The salads are generous, luxurious, beautifully composed. Each is an expensive little still life. One has lobster, potatoes and a hint of garlic; one has langoustines, green beans, basil and artichoke; another, slices of foie gras balanced between spears of asparagus and green beans. Each is large enough to be a meal in itself, and each fairly shouts money.
Although langoustines between layers of crisp, sesame-strewn pastry in a curry sauce may sound aggressive, it is not. The langoustines sit plumply between the pastry layers; the curry is more a whisper than a shout. Even the interesting-sounding fresh walnut soup turns out to be the essence of subtlety.
Then there are those eggs, which have been scrambled, put back into the shell and generously topped with caviar. This is about as perfect a dish as you can imagine, especially in this setting.
The entrees are more forceful. Oxtail braised in burgundy is the manliest dish on the menu--one that is surprisingly robust. The lobster with roasted potatoes and whole pieces of garlic is another hearty plate of food. This is Marc Meneau's dish; the meal I had last time Meneau came to town was the single best meal I've ever been served by a visiting chef. (Meneau, three-star chef-owner of L'Esperance in Vezelay, is cooking at L'Orangerie through tomorrow.)
There is a lot of fish on this menu, and much of it is wonderful. Salmon is topped with spinach and then covered with clay and baked. When the clay is removed, the fish is left--tender, moist and almost without calories. It is served simply, with a dressing on the side made of olive oil from L'Orangerie's own grove in France.
The kitchen also cooks a whole daurade --sea bream, one of France's finest fish--coated in a crust of salt. This is another straightforward preparation. One night there was also a cake made of sole and spinach layered in pastry in a sauce of white wine and cream. It was classic French cooking--complex, rich, professional--the kind you rarely find in American restaurants any more.
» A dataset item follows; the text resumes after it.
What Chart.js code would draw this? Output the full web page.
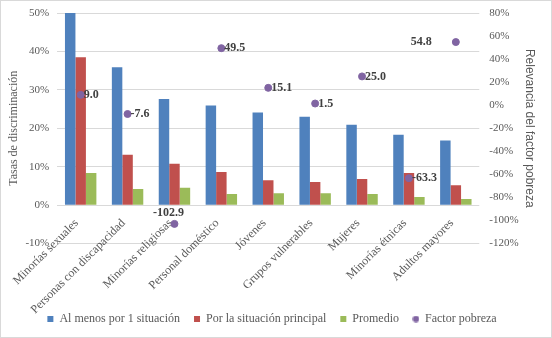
<!DOCTYPE html>
<html>
<head>
<meta charset="utf-8">
<script src="https://cdn.jsdelivr.net/npm/chart.js@4/dist/chart.umd.min.js"></script>
<style>
  html, body { margin: 0; padding: 0; background: #fff; }
  #wrap { width: 550px; height: 336px; border: 1px solid #d9d9d9; }
</style>
</head>
<body>
<div id="wrap"><canvas id="myChart" width="550" height="336"></canvas></div>
<script>
const categories = [
  'Minorías sexuales',
  'Personas con discapacidad',
  'Minorías religiosas',
  'Personal doméstico',
  'Jóvenes',
  'Grupos vulnerables',
  'Mujeres',
  'Minorías étnicas',
  'Adultos mayores'
];

// tasas de discriminación (%)
const alMenosUna = [50.2, 35.9, 27.6, 25.9, 24.1, 23.0, 20.9, 18.3, 16.8];
const situacionPrincipal = [38.5, 13.1, 10.8, 8.6, 6.5, 6.0, 6.8, 8.4, 5.2];
const promedio = [8.4, 4.2, 4.5, 2.9, 3.1, 3.1, 2.9, 2.1, 1.6];

// relevancia del factor pobreza (%)
const factorPobreza = [9.0, -7.6, -102.9, 49.5, 15.1, 1.5, 25.0, -63.3, 54.8];

const leftTicks = { min: -10, max: 50, step: 10 };
const rightTicks = { min: -120, max: 80, step: 20 };

// where each point label goes
const labelPlacement = ['right', 'right', 'above', 'right', 'right', 'right', 'right', 'right', 'left'];

const serif = 'Liberation Serif';
const grey = '#595959';
const purple = '#8064a2';

Chart.defaults.font.family = serif;

// small round marker for the legend
const dot = document.createElement('canvas');
dot.width = 7; dot.height = 7;
const dctx = dot.getContext('2d');
dctx.fillStyle = purple;
dctx.beginPath();
dctx.arc(3.5, 3.5, 3.2, 0, Math.PI * 2);
dctx.fill();

const pointLabels = {
  id: 'pointLabels',
  afterDatasetsDraw(chart) {
    const meta = chart.getDatasetMeta(3);
    const ctx = chart.ctx;
    ctx.save();
    ctx.font = 'bold 12px "' + serif + '"';
    ctx.fillStyle = '#404040';
    ctx.textBaseline = 'middle';
    meta.data.forEach((pt, i) => {
      const txt = factorPobreza[i].toFixed(1);
      const pos = labelPlacement[i];
      if (pos === 'above') {
        ctx.textAlign = 'center';
        ctx.fillText(txt, pt.x - 6, pt.y - 11);
      } else if (pos === 'left') {
        ctx.textAlign = 'right';
        ctx.fillText(txt, pt.x - 24, pt.y);
      } else {
        ctx.textAlign = 'left';
        ctx.fillText(txt, pt.x + 3, pt.y);
      }
    });
    ctx.restore();
  }
};

// keep axis label overhang from pushing the plot area around
const noOverhang = (s) => {
  s.paddingTop = 0; s.paddingBottom = 0;
  s.paddingLeft = 0; s.paddingRight = 0;
};

const el = document.getElementById('myChart');

const data = {
  labels: categories,
  datasets: [
    {
      label: 'Al menos por 1 situación',
      data: alMenosUna,
      backgroundColor: '#4f81bd',
      pointStyle: 'rect',
      yAxisID: 'y',
      order: 2
    },
    {
      label: 'Por la situación principal',
      data: situacionPrincipal,
      backgroundColor: '#c0504d',
      pointStyle: 'rect',
      yAxisID: 'y',
      order: 2
    },
    {
      label: 'Promedio',
      data: promedio,
      backgroundColor: '#9bbb59',
      pointStyle: 'rect',
      yAxisID: 'y',
      order: 2
    },
    {
      type: 'line',
      label: 'Factor pobreza',
      data: factorPobreza,
      showLine: false,
      pointStyle: 'circle',
      pointRadius: 3.5,
      pointBackgroundColor: purple,
      pointBorderColor: purple,
      backgroundColor: purple,
      borderColor: purple,
      yAxisID: 'y1',
      order: 1
    }
  ]
};

const config = {
  type: 'bar',
  data: data,
  options: {
    responsive: false,
    animation: false,
    layout: { padding: { top: 12, right: 10, left: 2, bottom: 2 } },
    datasets: {
      bar: { categoryPercentage: 0.67, barPercentage: 1.0 }
    },
    plugins: {
      tooltip: { enabled: false },
      legend: {
        position: 'bottom',
        title: {
          display: true,
          text: ' ',
          font: { size: 12 },
          padding: { top: 41, bottom: 0 }
        },
        labels: {
          usePointStyle: true,
          boxWidth: 6,
          boxHeight: 6,
          padding: 14,
          color: grey,
          font: { family: serif, size: 12 },
          sort: (a, b) => a.datasetIndex - b.datasetIndex,
          generateLabels(chart) {
            const items = Chart.defaults.plugins.legend.labels.generateLabels(chart);
            items.forEach(it => { if (it.datasetIndex === 3) it.pointStyle = dot; });
            return items;
          }
        }
      }
    },
    scales: {
      x: {
        position: { y: 0 },
        afterFit: noOverhang,
        grid: { display: false, drawTicks: false },
        border: { display: false },
        ticks: {
          color: grey,
          font: { family: serif, size: 12 },
          maxRotation: 45,
          minRotation: 45,
          autoSkip: false,
          padding: 11,
          labelOffset: -4
        }
      },
      y: {
        position: 'left',
        min: leftTicks.min,
        max: leftTicks.max,
        afterFit: noOverhang,
        grid: { color: '#d9d9d9', drawTicks: false },
        border: { display: false },
        ticks: {
          stepSize: leftTicks.step,
          padding: 8,
          color: grey,
          font: { family: serif, size: 11 },
          callback: v => v + '%'
        },
        title: {
          display: true,
          text: 'Tasas de discriminación',
          color: grey,
          padding: { top: 4, bottom: -4 },
          font: { family: serif, size: 12 }
        }
      },
      y1: {
        position: 'right',
        min: rightTicks.min,
        max: rightTicks.max,
        afterFit: noOverhang,
        grid: { display: false, drawTicks: false },
        border: { display: false },
        ticks: {
          stepSize: rightTicks.step,
          padding: 10,
          color: grey,
          font: { family: serif, size: 11 },
          callback: v => v + '%'
        },
        title: {
          display: true,
          text: 'Relevancia del factor pobreza',
          color: grey,
          padding: { top: 4, bottom: -6 },
          font: { family: 'Liberation Sans', size: 12 }
        }
      }
    }
  },
  plugins: [pointLabels]
};

const myChart = new Chart(el, config);
</script>
</body>
</html>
Pommes soufflees are another wonderful anachronism. Here they are served with the fish, the lamb, the beef tenderloin. Crisp, airy puffs of potato that are a triumph of food chemistry, they come nestled in a napkin.
Desserts are from that same school of food magic. The souffles are classics--tasteful hot air. The sorbets are masterful--each flavor a different texture: Green apple is slightly sour, almost a granita; the passion fruit is smooth, unctuous, tropically exotic, and the chocolate is intense, straightforward, with an edge of bitterness. And what child--of any age--could resist a chocolate cup and saucer filled with Kahlua parfait?